Short exercise:
Copy out the data exactly, leaving the pictures behind.

Information shown:
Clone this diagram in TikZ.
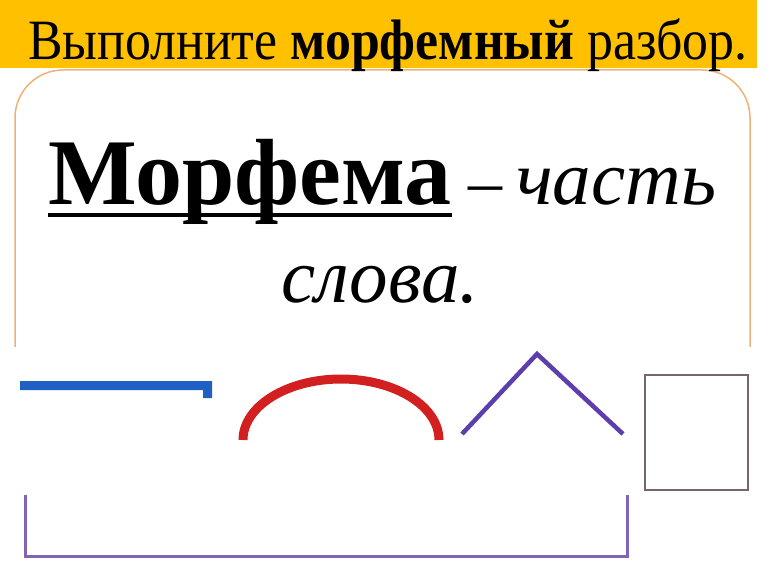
\documentclass[tikz,border=0pt]{standalone}
\usepackage{fontspec}
\setmainfont{Liberation Serif}
\definecolor{bandyellow}{RGB}{255,192,0}
\definecolor{frameorange}{RGB}{238,178,118}
\definecolor{prefixblue}{RGB}{30,96,196}
\definecolor{rootred}{RGB}{210,32,32}
\definecolor{suffixpurple}{RGB}{92,62,172}
\definecolor{basepurple}{RGB}{128,100,182}
\definecolor{endgray}{RGB}{120,100,110}
\begin{document}
\begin{tikzpicture}[x=1pt,y=-1pt,
  txt/.style={inner sep=0pt,outer sep=0pt},
  deftext/.style={txt,font=\fontsize{77}{84}\selectfont},
]
\useasboundingbox (0,0) rectangle (770,577);
% frame
\begin{scope}
\clip (0,60) rectangle (770,346);
\draw[frameorange,line width=1.5pt,rounded corners=48pt] (15,70) rectangle (750,420);
\end{scope}
% yellow band
\fill[bandyellow] (0,0) rectangle (757,68);
\node[txt,anchor=base,font=\fontsize{57}{62}\selectfont] (title) at (388,60)
  {\scalebox{0.909}[1.0]{Выполните \textbf{морфемный} разбор.}};
% definition
\node[txt,anchor=base west,font=\fontsize{94}{100}\selectfont\bfseries] (term) at (48,205) {Морфема};
\draw[line width=4pt] ([yshift=-10pt]term.base west) -- ([yshift=-10pt]term.base east);
\node[deftext,anchor=base west,font=\fontsize{68}{74}\selectfont] (dash) at (468,205) {–};
\node[deftext,anchor=base west,font=\fontsize{77}{84}\selectfont\itshape] (part) at (516,205) {часть};
\node[deftext,anchor=base,font=\fontsize{77}{84}\selectfont\itshape] (word) at (380,302) {слова.};
% prefix
\fill[prefixblue] (20,381) -- (212,381) -- (212,398) -- (203,398) -- (203,390) -- (20,390) -- cycle;
% root
\draw[rootred,line width=9pt] (243,440) arc[start angle=180,end angle=360,x radius=98,y radius=61];
% suffix
\draw[suffixpurple,line width=4.5pt,line join=miter] (462,434) -- (537,354) -- (623,434);
% ending
\draw[endgray,line width=1.3pt] (645,375) rectangle (748,490);
% base
\draw[basepurple,line width=3pt] (25,495) -- (25,556) -- (627,556) -- (627,495);
\end{tikzpicture}
\end{document}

Answer for this exercise:
Clone this diagram in TikZ.
\documentclass[tikz,border=0pt]{standalone}
\usepackage{fontspec}
\setmainfont{Liberation Serif}
\definecolor{bandyellow}{RGB}{255,192,0}
\definecolor{frameorange}{RGB}{238,178,118}
\definecolor{prefixblue}{RGB}{30,96,196}
\definecolor{rootred}{RGB}{210,32,32}
\definecolor{suffixpurple}{RGB}{92,62,172}
\definecolor{basepurple}{RGB}{128,100,182}
\definecolor{endgray}{RGB}{120,100,110}
\begin{document}
\begin{tikzpicture}[x=1pt,y=-1pt,
  txt/.style={inner sep=0pt,outer sep=0pt},
  deftext/.style={txt,font=\fontsize{77}{84}\selectfont},
]
\useasboundingbox (0,0) rectangle (770,577);
% frame
\begin{scope}
\clip (0,60) rectangle (770,346);
\draw[frameorange,line width=1.5pt,rounded corners=48pt] (15,70) rectangle (750,420);
\end{scope}
% yellow band
\fill[bandyellow] (0,0) rectangle (757,68);
\node[txt,anchor=base,font=\fontsize{57}{62}\selectfont] (title) at (388,60)
  {\scalebox{0.909}[1.0]{Выполните \textbf{морфемный} разбор.}};
% definition
\node[txt,anchor=base west,font=\fontsize{94}{100}\selectfont\bfseries] (term) at (48,205) {Морфема};
\draw[line width=4pt] ([yshift=-10pt]term.base west) -- ([yshift=-10pt]term.base east);
\node[deftext,anchor=base west,font=\fontsize{68}{74}\selectfont] (dash) at (468,205) {–};
\node[deftext,anchor=base west,font=\fontsize{77}{84}\selectfont\itshape] (part) at (516,205) {часть};
\node[deftext,anchor=base,font=\fontsize{77}{84}\selectfont\itshape] (word) at (380,302) {слова.};
% prefix
\fill[prefixblue] (20,381) -- (212,381) -- (212,398) -- (203,398) -- (203,390) -- (20,390) -- cycle;
% root
\draw[rootred,line width=9pt] (243,440) arc[start angle=180,end angle=360,x radius=98,y radius=61];
% suffix
\draw[suffixpurple,line width=4.5pt,line join=miter] (462,434) -- (537,354) -- (623,434);
% ending
\draw[endgray,line width=1.3pt] (645,375) rectangle (748,490);
% base
\draw[basepurple,line width=3pt] (25,495) -- (25,556) -- (627,556) -- (627,495);
\end{tikzpicture}
\end{document}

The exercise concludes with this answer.